Craig and Harney VIP Luncheons
Each year, I beg our Mentors to make sure they come to their boys VIP Luncheon at Dooky Chase. I call it “payday”. Its when you get to see how your kids will act around “company”. Like many parents we are amazed each year at how the lessons and good examples come out when it counts, in the world with strangers. I was elated that Dr. Jerome Medley made the Craig luncheon, which he so generously sponsored. “Doc” was a graduate of Craig and last year served as a full time Mentor there, we hope to get him back on campus next year if the time slot allows him again. (Once a Silverback, always a Silverback)
At this point in the program our boys are very comfortable with us, comfortable enough to not only share their dreams, ambitions and problems, but also to act silly in our presence, good naturedly ribbing one another and sometimes even cracking on us, never disrespectful, never while a man is telling his story, but they aren't afraid to be kids around us, especially when we are on the yard. So each year the real test of their ability to control their impulses and assume appropriate behavior gets demonstrated when they walk into the historic and as one of them always observes, “beautiful” Dooky Chase restaurant.
And the VIP treatment begins, as Mrs. Stella Chase Reese greets them as “gentlemen” and begins in the foyer with a history lesson about the Chase family and the restaurant they created and sustained. The boys were really impressed by the photos of two presidents, Bush and Obama as they dined in the restaurant. Stella has a very quiet, calm delivery and the boys respond with respect and attentiveness as they are invited into the main dining room and given a briefing on Mrs. Chase's expansive collection of African American art (all of which can't fit in the restaurant). We walk through the large meeting room at the rear where she tells about the “shotgun” houses that were combined to expand the restaurant.
Finally we are led to the Gold Room, the smallest dining area at Dooky's where the boys learn that it was the whole restaurant originally and about how segregation at one time meant that “when our people got dressed up and wanted to go someplace nice, they ate in this room.” You could hear a pin drop, as I and our guest of my age (always two responsible adults from each school have official custody) remark that it was where most of us came after our proms. It was an almost audible click as you felt generations connect through this common experience.
Generally this is where we dine, as we did with the boys from Harney, but a scheduling conflict caused Stella to seat the 25 of us from Craig, in the main dining room with their other arriving lunch guest. Oh boy, that never happened before, and I am ashamed of the tiny tingle of apprehension I felt at this more public exposure. (I'm learning) I did walk around to each table to explain that conversation while dining was expected, but that the conversations were to be kept at the table, and if they needed to speak to me or anyone else it was proper to excuse yourself from the table and go to that person's table.
In the past we always stand in place and say our pledge at the end of the meal and we did so in the presence of a misty eyed Mrs Leah Chase at the Harney event, but at the Craig luncheon, since we were in the main dining room, I asked Stella if it would be ok. Well she looked at me as if I were stupid and said of course, ( a lot like her mother) and at that point I knew she was as proud of our boys as we were. They stood, said their pledge and left the restaurant to unanimous applause, and they knew everyone was proud of them.

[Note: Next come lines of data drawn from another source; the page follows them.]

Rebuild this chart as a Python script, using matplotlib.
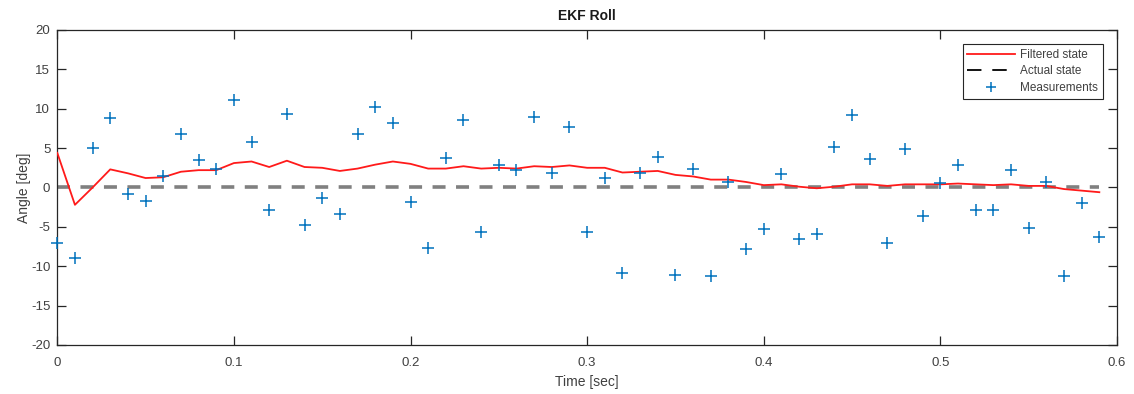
import matplotlib.pyplot as plt
from matplotlib.lines import Line2D
import numpy as np

plt.rcParams['font.family'] = ['Liberation Sans', 'DejaVu Sans']
plt.rcParams['axes.unicode_minus'] = False

# time samples, 10 ms step
t = np.arange(60) * 0.01

measurements = [-7.0, -9.0, 5.0, 8.8, -0.8, -1.7, 1.5, 6.8, 3.5, 2.4,
                11.1, 5.8, -2.8, 9.3, -4.8, -1.3, -3.4, 6.8, 10.2, 8.2,
                -1.9, -7.7, 3.7, 8.6, -5.6, 2.8, 2.2, 9.0, 1.9, 7.7,
                -5.6, 1.2, -10.9, 1.9, 3.9, -11.1, 2.3, -11.2, 0.7, -7.8,
                -5.3, 1.7, -6.6, -5.9, 5.2, 9.2, 3.6, -7.1, 4.9, -3.6,
                0.6, 2.9, -2.9, -2.9, 2.2, -5.1, 0.7, -11.2, -2.0, -6.3]

filtered = [4.4, -2.2, 0.0, 2.3, 1.8, 1.2, 1.3, 2.0, 2.2, 2.2,
            3.1, 3.3, 2.6, 3.4, 2.6, 2.5, 2.1, 2.4, 2.9, 3.3,
            3.0, 2.4, 2.4, 2.7, 2.4, 2.5, 2.4, 2.7, 2.6, 2.8,
            2.5, 2.5, 1.9, 2.0, 2.1, 1.6, 1.4, 1.0, 1.0, 0.7,
            0.3, 0.4, 0.1, -0.1, 0.1, 0.4, 0.4, 0.2, 0.4, 0.4,
            0.4, 0.5, 0.4, 0.3, 0.4, 0.2, 0.2, -0.2, -0.4, -0.6]

actual = [0.0] * 60

axis_col = '#262626'
text_col = '#404040'

fig = plt.figure(figsize=(11.34, 3.94), dpi=100)
ax = fig.add_axes([0.0505, 0.1244, 0.9345, 0.7995])

ax.plot(t, filtered, color='#ff1a1a', lw=1.3, zorder=3)
ax.plot(t, actual, color='#808080', lw=2.6, dashes=(3.6, 2.9), zorder=2)
ax.plot(t, measurements, ls='none', marker='+', ms=8, mew=1.1,
        color='#0072BD', zorder=4, clip_on=False)

ax.set_xlim(0, 0.6)
ax.set_ylim(-20, 20)
ax.set_xticks([0, 0.1, 0.2, 0.3, 0.4, 0.5, 0.6])
ax.set_xticklabels(['0', '0.1', '0.2', '0.3', '0.4', '0.5', '0.6'])
ax.set_yticks(np.arange(-20, 21, 5))

for s in ax.spines.values():
    s.set_color(axis_col)
    s.set_linewidth(0.9)
ax.tick_params(direction='in', length=6.5, width=0.9, color=axis_col,
               labelcolor=text_col, labelsize=9.5, top=True, right=True, pad=5)
ax.tick_params(axis='x', pad=9)

ax.set_title('EKF Roll', fontsize=10, fontweight='bold', color='#1a1a1a', pad=7)
ax.set_xlabel('Time [sec]', fontsize=10, color=text_col, labelpad=4)
ax.set_ylabel('Angle [deg]', fontsize=10, color=text_col, labelpad=0)

handles = [Line2D([], [], color='#ff1a1a', lw=1.3),
           Line2D([], [], color='black', lw=1.3, dashes=(8, 6)),
           Line2D([], [], ls='none', marker='+', ms=7, mew=1.1, color='#0072BD')]
leg = ax.legend(handles, ['Filtered state', 'Actual state', 'Measurements'],
                loc='upper right', bbox_to_anchor=(0.9868, 0.9556),
                fontsize=8.5, frameon=True, fancybox=False, framealpha=1,
                edgecolor=axis_col, handlelength=4.0, handletextpad=0.5,
                borderpad=0.4, labelspacing=0.4, borderaxespad=0)
leg.get_frame().set_linewidth(0.8)
for txt in leg.get_texts():
    txt.set_color(text_col)

fig.savefig('out.png', dpi=100)
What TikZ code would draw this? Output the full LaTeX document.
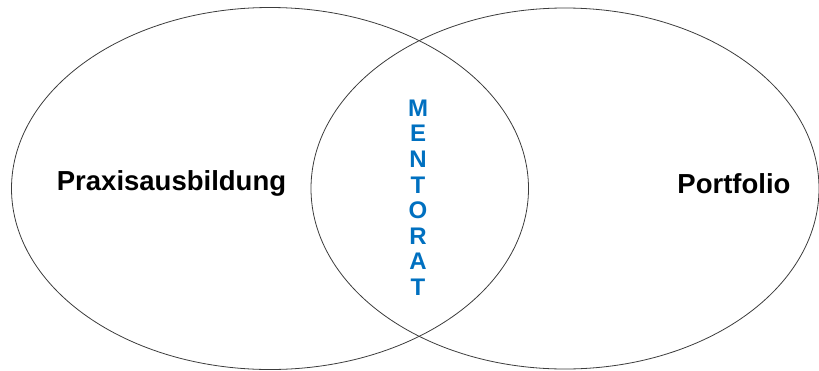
\documentclass[tikz,border=0pt]{standalone}
\usepackage{fontspec}
\setmainfont{Liberation Sans}
\definecolor{mentblue}{RGB}{0,112,192}
\definecolor{ringgray}{RGB}{60,60,60}
\tikzset{
  ring/.style={draw=ringgray, line width=0.8pt},
  biglabel/.style={font=\fontsize{27.5}{32}\selectfont\bfseries, text=black, inner sep=0pt},
  letter/.style={font=\fontsize{24}{28}\selectfont\bfseries, text=mentblue, inner sep=0pt}
}
\begin{document}
\begin{tikzpicture}[x=1pt,y=-1pt]
\useasboundingbox (0,0) rectangle (819,370);
\draw[ring] (270,188.5) ellipse [x radius=258.5, y radius=181];
\draw[ring] (565,188.5) ellipse [x radius=254, y radius=180.5];
\node[biglabel] (praxis) at (171.5,183) {Praxisausbildung};
\node[biglabel] (portfolio) at (734,184) {Portfolio};
\foreach \c [count=\i] in {M,E,N,T,O,R,A,T} {
  \node[letter] (m\i) at (418,{108+(\i-1)*25.6}) {\c};
}
\end{tikzpicture}
\end{document}
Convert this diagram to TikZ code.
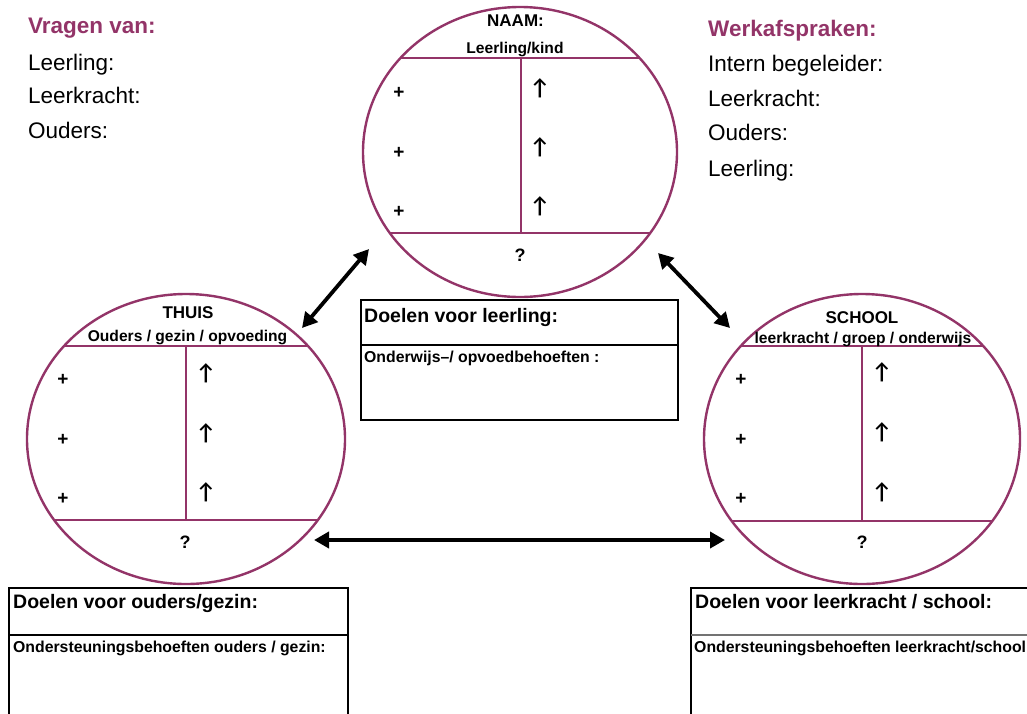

They were perfect both times, and we expect the same later this month when we take Fischer and Ashe to their respective VIP Luncheons at Dooky Chase. I am sure that almost to a boy, they are looking to have a prom experience at Dooky Chase.
Once A Silverback, Always A Silverback
Now with some five classes of Silverbacks matriculating through society We needed a way for our boys to stay connected to us, for them to always have something to remind them of who they are, their chosen mission and their new tools for getting respect, more and better opportunities and success. So 2000 of these are on the way and at our rate of growth (we have committed to three more campuses next year) they should last about three years.
Hey businesses! Y'all ought to offer a hefty discount to young men who can flash one of these. They are going to make our city a much better place to do business and live. Let me know and I'll put you on our website.
In three to five years the violence in New Orleans is going to take a serious nose dive, and its not going be politicians or police, just young men who know a better way to get their man swag... (and keep it until they get old like me), and all the people who helped our and other boys do the same!